**WHAT IS EXPECTED**
Below are the records. List every line holding the word "seaborn".

**Entries with chart source code**
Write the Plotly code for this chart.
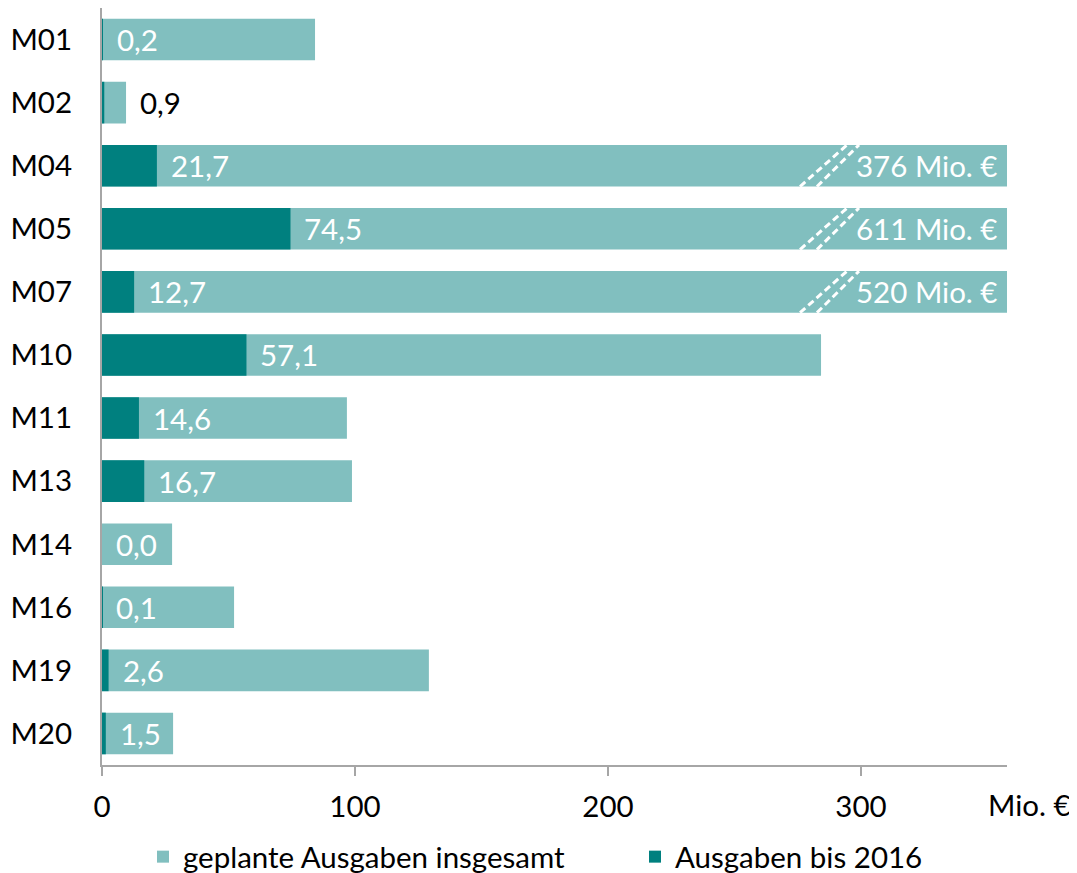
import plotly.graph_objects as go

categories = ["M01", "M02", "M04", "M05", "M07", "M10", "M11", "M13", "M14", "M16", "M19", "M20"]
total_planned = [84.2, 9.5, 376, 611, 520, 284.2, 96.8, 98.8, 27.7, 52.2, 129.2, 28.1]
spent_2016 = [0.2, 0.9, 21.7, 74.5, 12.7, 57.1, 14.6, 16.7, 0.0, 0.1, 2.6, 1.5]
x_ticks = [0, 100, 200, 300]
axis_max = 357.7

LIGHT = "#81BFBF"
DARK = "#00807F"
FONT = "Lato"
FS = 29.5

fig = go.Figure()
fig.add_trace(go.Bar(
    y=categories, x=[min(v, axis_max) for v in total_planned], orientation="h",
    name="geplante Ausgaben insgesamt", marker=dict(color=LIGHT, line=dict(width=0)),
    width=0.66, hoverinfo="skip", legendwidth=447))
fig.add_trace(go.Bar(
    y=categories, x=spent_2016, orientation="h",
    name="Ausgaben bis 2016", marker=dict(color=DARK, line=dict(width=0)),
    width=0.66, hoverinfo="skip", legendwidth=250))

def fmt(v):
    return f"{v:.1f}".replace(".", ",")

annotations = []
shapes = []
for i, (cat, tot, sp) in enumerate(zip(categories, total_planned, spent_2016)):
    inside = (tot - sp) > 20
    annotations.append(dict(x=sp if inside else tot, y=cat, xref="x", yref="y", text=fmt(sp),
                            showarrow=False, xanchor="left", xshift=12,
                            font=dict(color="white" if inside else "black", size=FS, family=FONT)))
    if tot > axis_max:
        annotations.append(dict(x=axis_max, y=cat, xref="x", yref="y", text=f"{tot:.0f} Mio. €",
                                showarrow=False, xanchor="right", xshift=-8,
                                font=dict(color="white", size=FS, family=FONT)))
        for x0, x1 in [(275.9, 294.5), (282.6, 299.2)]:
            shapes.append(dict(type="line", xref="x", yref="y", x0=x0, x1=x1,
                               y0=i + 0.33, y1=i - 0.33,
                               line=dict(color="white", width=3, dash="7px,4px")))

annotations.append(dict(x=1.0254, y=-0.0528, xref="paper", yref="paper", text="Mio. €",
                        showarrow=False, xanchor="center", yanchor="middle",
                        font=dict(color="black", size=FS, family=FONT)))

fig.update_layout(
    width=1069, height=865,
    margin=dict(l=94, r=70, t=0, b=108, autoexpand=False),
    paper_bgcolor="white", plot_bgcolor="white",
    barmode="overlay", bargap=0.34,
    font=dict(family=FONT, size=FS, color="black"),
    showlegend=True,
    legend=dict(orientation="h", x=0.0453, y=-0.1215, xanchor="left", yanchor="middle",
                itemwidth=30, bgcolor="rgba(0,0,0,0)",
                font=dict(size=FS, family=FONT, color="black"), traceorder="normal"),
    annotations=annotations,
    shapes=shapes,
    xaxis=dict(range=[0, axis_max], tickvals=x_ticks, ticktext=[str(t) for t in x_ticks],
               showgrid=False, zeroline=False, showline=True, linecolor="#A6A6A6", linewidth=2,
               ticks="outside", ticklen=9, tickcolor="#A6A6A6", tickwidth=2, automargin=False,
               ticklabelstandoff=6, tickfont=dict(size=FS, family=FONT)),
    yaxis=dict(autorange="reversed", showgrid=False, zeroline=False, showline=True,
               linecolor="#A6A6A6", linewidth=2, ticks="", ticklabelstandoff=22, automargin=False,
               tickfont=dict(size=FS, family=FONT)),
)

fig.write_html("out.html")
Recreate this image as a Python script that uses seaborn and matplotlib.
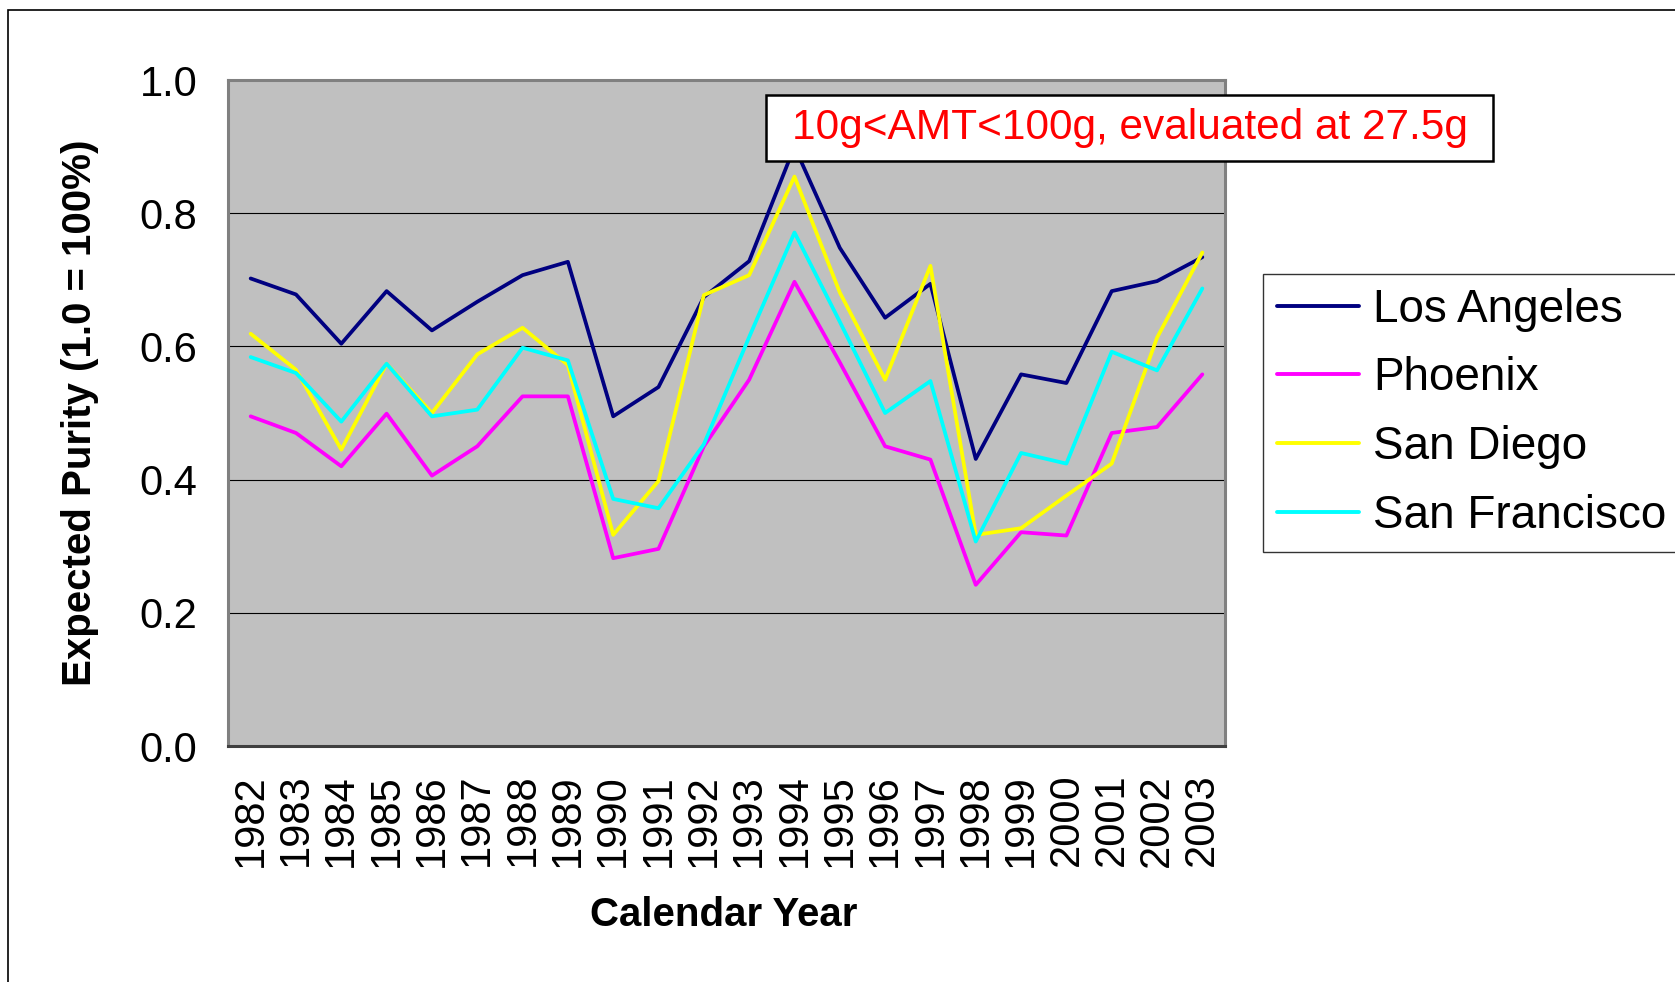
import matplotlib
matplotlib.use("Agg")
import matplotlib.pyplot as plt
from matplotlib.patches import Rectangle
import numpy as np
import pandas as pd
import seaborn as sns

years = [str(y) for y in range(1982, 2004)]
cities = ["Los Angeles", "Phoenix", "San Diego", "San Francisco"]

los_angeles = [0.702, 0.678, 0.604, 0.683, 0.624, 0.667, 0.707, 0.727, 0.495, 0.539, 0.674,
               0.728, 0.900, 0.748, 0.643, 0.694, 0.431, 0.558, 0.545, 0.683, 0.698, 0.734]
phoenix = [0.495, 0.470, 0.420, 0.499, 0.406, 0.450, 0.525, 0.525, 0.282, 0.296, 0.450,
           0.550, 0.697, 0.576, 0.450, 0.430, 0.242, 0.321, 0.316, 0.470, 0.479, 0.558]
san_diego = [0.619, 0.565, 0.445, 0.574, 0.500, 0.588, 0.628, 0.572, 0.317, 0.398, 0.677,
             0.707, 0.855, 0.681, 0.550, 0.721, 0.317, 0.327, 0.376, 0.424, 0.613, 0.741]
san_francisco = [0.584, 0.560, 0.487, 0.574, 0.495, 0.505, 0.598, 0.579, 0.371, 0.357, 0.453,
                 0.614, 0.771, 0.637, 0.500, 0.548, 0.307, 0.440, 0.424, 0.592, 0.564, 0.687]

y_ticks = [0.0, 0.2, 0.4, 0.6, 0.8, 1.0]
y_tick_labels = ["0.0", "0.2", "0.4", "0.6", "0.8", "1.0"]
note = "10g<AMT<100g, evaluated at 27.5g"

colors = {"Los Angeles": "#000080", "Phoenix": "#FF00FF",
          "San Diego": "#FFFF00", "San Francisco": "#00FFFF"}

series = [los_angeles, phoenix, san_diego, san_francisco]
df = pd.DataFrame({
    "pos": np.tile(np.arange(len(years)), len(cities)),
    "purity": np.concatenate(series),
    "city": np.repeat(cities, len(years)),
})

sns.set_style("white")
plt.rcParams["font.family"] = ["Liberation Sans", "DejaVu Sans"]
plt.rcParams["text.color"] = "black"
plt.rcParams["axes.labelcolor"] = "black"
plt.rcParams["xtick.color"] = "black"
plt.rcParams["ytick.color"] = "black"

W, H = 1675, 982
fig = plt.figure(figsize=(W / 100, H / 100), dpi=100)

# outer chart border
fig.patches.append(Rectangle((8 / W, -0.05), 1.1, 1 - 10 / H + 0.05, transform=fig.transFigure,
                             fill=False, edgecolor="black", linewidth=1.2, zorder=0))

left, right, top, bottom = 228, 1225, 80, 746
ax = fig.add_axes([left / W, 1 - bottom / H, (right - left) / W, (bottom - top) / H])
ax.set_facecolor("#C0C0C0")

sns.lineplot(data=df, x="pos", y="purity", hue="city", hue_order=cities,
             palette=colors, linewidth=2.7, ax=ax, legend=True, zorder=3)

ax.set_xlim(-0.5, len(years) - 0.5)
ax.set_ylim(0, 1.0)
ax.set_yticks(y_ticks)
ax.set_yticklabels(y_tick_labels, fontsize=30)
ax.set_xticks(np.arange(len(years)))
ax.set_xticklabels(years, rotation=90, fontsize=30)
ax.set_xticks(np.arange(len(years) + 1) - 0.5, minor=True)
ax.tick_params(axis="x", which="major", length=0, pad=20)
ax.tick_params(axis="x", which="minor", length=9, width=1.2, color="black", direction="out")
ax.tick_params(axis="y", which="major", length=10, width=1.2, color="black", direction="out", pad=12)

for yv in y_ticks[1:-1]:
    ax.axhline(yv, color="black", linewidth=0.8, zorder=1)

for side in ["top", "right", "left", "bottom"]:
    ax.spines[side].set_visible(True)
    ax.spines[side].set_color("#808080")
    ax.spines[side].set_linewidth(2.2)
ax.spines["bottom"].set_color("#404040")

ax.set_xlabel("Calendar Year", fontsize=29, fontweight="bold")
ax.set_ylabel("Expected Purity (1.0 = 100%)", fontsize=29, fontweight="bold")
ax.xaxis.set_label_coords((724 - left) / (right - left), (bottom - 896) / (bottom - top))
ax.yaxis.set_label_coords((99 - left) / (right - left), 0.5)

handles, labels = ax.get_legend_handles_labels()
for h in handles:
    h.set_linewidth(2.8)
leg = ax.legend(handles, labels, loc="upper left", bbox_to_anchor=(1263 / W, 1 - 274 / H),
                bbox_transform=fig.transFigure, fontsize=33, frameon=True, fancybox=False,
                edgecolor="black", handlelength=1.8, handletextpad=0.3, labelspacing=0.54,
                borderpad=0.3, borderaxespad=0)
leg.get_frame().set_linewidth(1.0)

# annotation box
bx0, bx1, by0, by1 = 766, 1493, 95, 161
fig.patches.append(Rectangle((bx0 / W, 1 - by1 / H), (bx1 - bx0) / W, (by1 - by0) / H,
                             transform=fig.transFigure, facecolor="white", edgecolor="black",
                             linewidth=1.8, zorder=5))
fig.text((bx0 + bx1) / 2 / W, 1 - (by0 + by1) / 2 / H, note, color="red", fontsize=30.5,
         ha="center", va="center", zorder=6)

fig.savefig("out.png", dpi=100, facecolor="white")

**SOLUTION FOR THIS PROBLEM**
Recreate this image as a Python script that uses seaborn and matplotlib.
import seaborn as sns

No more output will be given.